In the southeast corner of Litchfield’s East Cemetery is a section of graves of African Americans who lived in the 19th century. Several government-issued graves mark the final resting places of men who served in the 29th Connecticut Infantry, the state’s African American regiment.
Less noticeable is a simple white grave, half buried. Was it originally installed like this, or has it slowly sunk into the ground over the decades? When the leaves are removed, the words jump out at the explorer:
BORN A SLAVE IN
A Civil War veteran’s marker stands next to Carter’s grave but no other immediate information is available. Does his gravestone contain information about what unit he served in, when he was born, or when he died? To find out would require disturbing the soil containing his remains.
Some information is available in Census reports. The 1870 census identifies Willis Carter as a Torrington resident, born in Tennessee around 1847. The 1880 census provides slightly more information. We learn that Carter was then living in Litchfield, and was married to Ellen. His birth year was then estimated to be 1848; both his parents were born in Tennessee.

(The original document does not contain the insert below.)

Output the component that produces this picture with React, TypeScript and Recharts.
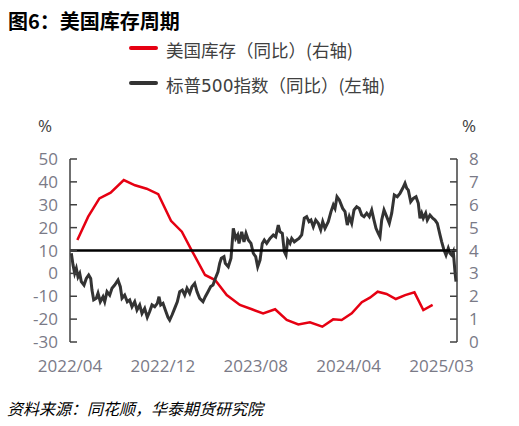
// 图6：美国库存周期 — S&P 500 YoY vs US inventory YoY
import React from 'react';
import { ComposedChart, Line, XAxis, YAxis, ReferenceLine } from 'recharts';

// x position is a trading-day index scaled to 0..100
const xTicks = [0, 24, 48, 72, 96];
const xLabels = ['2022/04', '2022/12', '2023/08', '2024/04', '2025/03'];

const leftTicks = [-30, -20, -10, 0, 10, 20, 30, 40, 50];
const rightTicks = [0, 1, 2, 3, 4, 5, 6, 7, 8];

// 标普500指数（同比）, left axis
const spxT = [
  0.34, 0.78, 1.21, 1.63, 2.07, 2.51, 2.92, 3.62, 4.21, 4.83, 5.35, 5.68, 6.12, 6.8, 7.24, 7.83,
  8.53, 8.97, 9.56, 10.26, 10.85, 11.55, 12.4, 13.0, 13.44, 14.13, 14.81, 15.43, 16.02, 16.72,
  17.31, 18.01, 18.6, 19.3, 19.97, 20.59, 21.19, 21.89, 22.56, 23.0, 23.44, 24.03, 24.63, 25.32,
  25.76, 26.36, 27.05, 27.73, 28.35, 29.02, 29.64, 30.23, 30.93, 31.52, 32.22, 32.82, 33.51, 34.37,
  34.96, 35.66, 36.36, 36.95, 37.55, 38.24, 38.68, 39.1, 39.79, 40.13, 40.9, 41.6, 42.2, 42.82,
  43.33, 43.67, 44.37, 44.96, 45.48, 46.07, 46.77, 47.36, 47.98, 48.5, 49.1, 49.69, 50.21, 50.83,
  51.68, 52.53, 53.15, 53.82, 54.26, 54.86, 55.37, 55.81, 56.25, 56.85, 57.29, 57.96, 58.58, 59.17,
  59.87, 60.54, 61.16, 61.76, 62.27, 62.87, 63.49, 64.16, 64.78, 65.3, 65.89, 66.74, 67.44, 68.04,
  68.48, 68.99, 69.59, 70.46, 71.06, 71.65, 72.17, 72.79, 73.39, 74.08, 74.75, 75.37, 75.97, 76.67,
  77.34, 77.96, 78.55, 79.07, 79.66, 80.1, 80.54, 81.14, 81.83, 82.51, 83.13, 83.8, 84.57, 85.27,
  85.97, 86.56, 87.0, 87.42, 88.04, 88.71, 89.41, 90.0, 90.44, 90.88, 91.29, 91.91, 92.33, 93.02,
  93.72, 94.32, 94.91, 95.61, 96.05, 96.64, 97.16, 97.75, 98.19, 98.63, 99.04, 99.48, 99.74,
];
const spxVals = [
  8.8, 3.7, 0, 2.2, -1.5, 0, -3.6, -5.1, -2.2, -0.7, -2.2, -7.3, -11.6, -10.9, -8.7, -12.4,
  -10.2, -12.4, -8, -9.5, -6.5, -5.1, -2.9, -5.8, -10.9, -9.5, -12.4, -11.6, -14.6, -12.4,
  -16, -13.8, -17.5, -15.3, -19.2, -16.7, -13.8, -14.6, -13.1, -10.2, -13.8, -13.1, -16, -19.2,
  -20.4, -18.2, -15.3, -12.4, -8, -7.3, -9.5, -6.5, -8.7, -5.8, -4.4, -8, -10.9, -12.4,
  -10.2, -8, -5.8, -5.1, -2.2, 0.7, 4.4, 6.6, 7.3, 4.4, 2.9, 6.6, 19.7, 15.3,
  16.8, 13.1, 18.2, 13.8, 17.5, 14.6, 13.1, 8.8, 7.3, 2.9, 5.8, 13.1, 14.6, 13.1,
  15.3, 16.8, 16, 21.1, 18.2, 17.5, 9.5, 8, 14.6, 13.1, 15.3, 13.8, 14.6, 15.3,
  16.8, 24.1, 24.8, 22.6, 23.3, 20.4, 23.3, 21.9, 19, 22.6, 19.7, 22.6, 27, 29.9,
  28.4, 33.5, 32.1, 28.4, 27, 21.1, 24.8, 21.9, 27.7, 29.1, 28.4, 25.5, 24.8, 26.3,
  24.8, 27.7, 23.3, 19.7, 17.5, 16, 23.3, 27.7, 24.8, 21.9, 26.3, 34.3, 33.5, 35,
  37.2, 39.4, 37.2, 36.4, 31.3, 32.8, 33.5, 30.6, 24.1, 26.3, 24.1, 26.3, 23.3, 25.5,
  24.1, 23.3, 21.9, 16.8, 13.8, 10.2, 8, 11, 8.8, 8, 9.5, 0.7, -3.6,
];

// 美国库存（同比）, right axis
const invT = [
  1.9, 4.7, 7.6, 10.5, 13.9, 16.8, 19.8, 22.8, 26.1, 28.9, 31.4, 34.9, 37.5, 40.5, 43.9, 47.0,
  49.9, 53.0, 56.0, 59.0, 62.0, 65.2, 68.0, 70.2, 72.8, 75.4, 77.5, 79.5, 81.8, 84.2, 86.6,
  89.0, 91.3, 93.7,
];
const invVals = [
  4.46, 5.48, 6.28, 6.53, 7.08, 6.85, 6.7, 6.46, 5.3, 4.82, 4.02, 2.93, 2.71, 2.05, 1.62, 1.43,
  1.25, 1.43, 0.96, 0.77, 0.86, 0.67, 0.99, 0.96, 1.25, 1.74, 1.94, 2.2, 2.1, 1.88, 2.05,
  2.17, 1.4, 1.62,
];

const rows: Array<{ t: number; spx?: number; inv?: number }> = [
  ...spxT.map((t, i) => ({ t, spx: spxVals[i] })),
  ...invT.map((t, i) => ({ t, inv: invVals[i] })),
].sort((a, b) => a.t - b.t);

const CJK = '"Noto Sans CJK SC", "Noto Sans", sans-serif';
const NUM = '"Open Sans", "Noto Sans", sans-serif';
const TICK_COLOR = '#7a7a87';
const AXIS_COLOR = '#404040';
const RED = '#e60012';
const DARK = '#333333';

const LeftTick = ({ x, y, payload }: any) => (
  <g>
    <line x1={x} y1={y} x2={x + 7} y2={y} stroke={AXIS_COLOR} strokeWidth={1.5} />
    <text x={x - 12} y={y} dy="0.36em" textAnchor="end" fontSize={17} fontFamily={NUM} fill={TICK_COLOR}>
      {payload.value}
    </text>
  </g>
);

const RightTick = ({ x, y, payload }: any) => (
  <g>
    <line x1={x} y1={y} x2={x - 7} y2={y} stroke={AXIS_COLOR} strokeWidth={1.5} />
    <text x={x + 12} y={y} dy="0.36em" textAnchor="start" fontSize={17} fontFamily={NUM} fill={TICK_COLOR}>
      {payload.value}
    </text>
  </g>
);

export default function App() {
  return (
    <div style={{ position: 'absolute', left: 0, top: 0, width: 519, height: 426, background: '#fff' }}>
      <ComposedChart width={519} height={426} data={rows} margin={{ top: 159, right: 8, left: 8, bottom: 54 }}>
        <XAxis
          dataKey="t"
          type="number"
          domain={[0, 100]}
          ticks={xTicks}
          tickFormatter={(v: number) => xLabels[xTicks.indexOf(v)] ?? ''}
          axisLine={false}
          tickLine={false}
          tickMargin={12}
          height={30}
          interval={0}
          tick={{ fontSize: 17, fontFamily: NUM, fill: TICK_COLOR }}
        />
        <YAxis
          yAxisId="left"
          orientation="left"
          domain={[-30, 50]}
          ticks={leftTicks}
          width={62}
          tickSize={0}
          tickMargin={0}
          tickLine={false}
          interval={0}
          axisLine={{ stroke: AXIS_COLOR, strokeWidth: 1.5 }}
          tick={<LeftTick />}
        />
        <YAxis
          yAxisId="right"
          orientation="right"
          domain={[0, 8]}
          ticks={rightTicks}
          width={54}
          tickSize={0}
          tickMargin={0}
          tickLine={false}
          interval={0}
          axisLine={{ stroke: AXIS_COLOR, strokeWidth: 1.5 }}
          tick={<RightTick />}
        />
        <Line
          yAxisId="right"
          dataKey="inv"
          stroke={RED}
          strokeWidth={2.5}
          dot={false}
          connectNulls
          isAnimationActive={false}
        />
        <Line
          yAxisId="left"
          dataKey="spx"
          stroke={DARK}
          strokeWidth={3}
          dot={false}
          connectNulls
          isAnimationActive={false}
        />
        <ReferenceLine yAxisId="left" y={10} stroke="#000" strokeWidth={2.5} />
      </ComposedChart>

      <div style={{ position: 'absolute', left: 8, top: 6, fontFamily: CJK, fontSize: 20, fontWeight: 700, color: '#000', whiteSpace: 'nowrap' }}>
        图6：美国库存周期
      </div>

      <div style={{ position: 'absolute', left: 129, top: 45.5, width: 29, height: 4, borderRadius: 2, background: RED }} />
      <div style={{ position: 'absolute', left: 166, top: 37, fontFamily: CJK, fontSize: 17.5, color: '#404040', whiteSpace: 'nowrap' }}>
        美国库存（同比）(右轴)
      </div>
      <div style={{ position: 'absolute', left: 129, top: 81, width: 29, height: 4, borderRadius: 2, background: DARK }} />
      <div style={{ position: 'absolute', left: 166, top: 72, fontFamily: CJK, fontSize: 17.5, color: '#404040', whiteSpace: 'nowrap' }}>
        标普<span style={{ fontFamily: '"DejaVu Sans", sans-serif', fontSize: 17 }}>500</span>指数（同比）(左轴)
      </div>

      <div style={{ position: 'absolute', left: 38, top: 114, fontFamily: NUM, fontSize: 17, color: '#404040' }}>%</div>
      <div style={{ position: 'absolute', left: 462, top: 114, fontFamily: NUM, fontSize: 17, color: '#404040' }}>%</div>

      <div style={{ position: 'absolute', left: 7, top: 396, fontFamily: CJK, fontSize: 16, fontStyle: 'italic', color: '#000', whiteSpace: 'nowrap' }}>
        资料来源：同花顺，华泰期货研究院
      </div>
    </div>
  );
}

Willis Carter’s name does not appear on the roster of men in the 29th Connecticut Infantry. The records of this unit, however, are hardly definitive. Still, it is perhaps more likely that he joined a unit of the United States Colored Troops forming in his native Tennessee, and found his way north after the war. Either way, Willis Carter’s sunken gravestone provides testimony to a remarkable period in American history, when one born a slave in Tennessee became personally involved in a war that secured his freedom, and who afterward found himself living and working in a small New England town.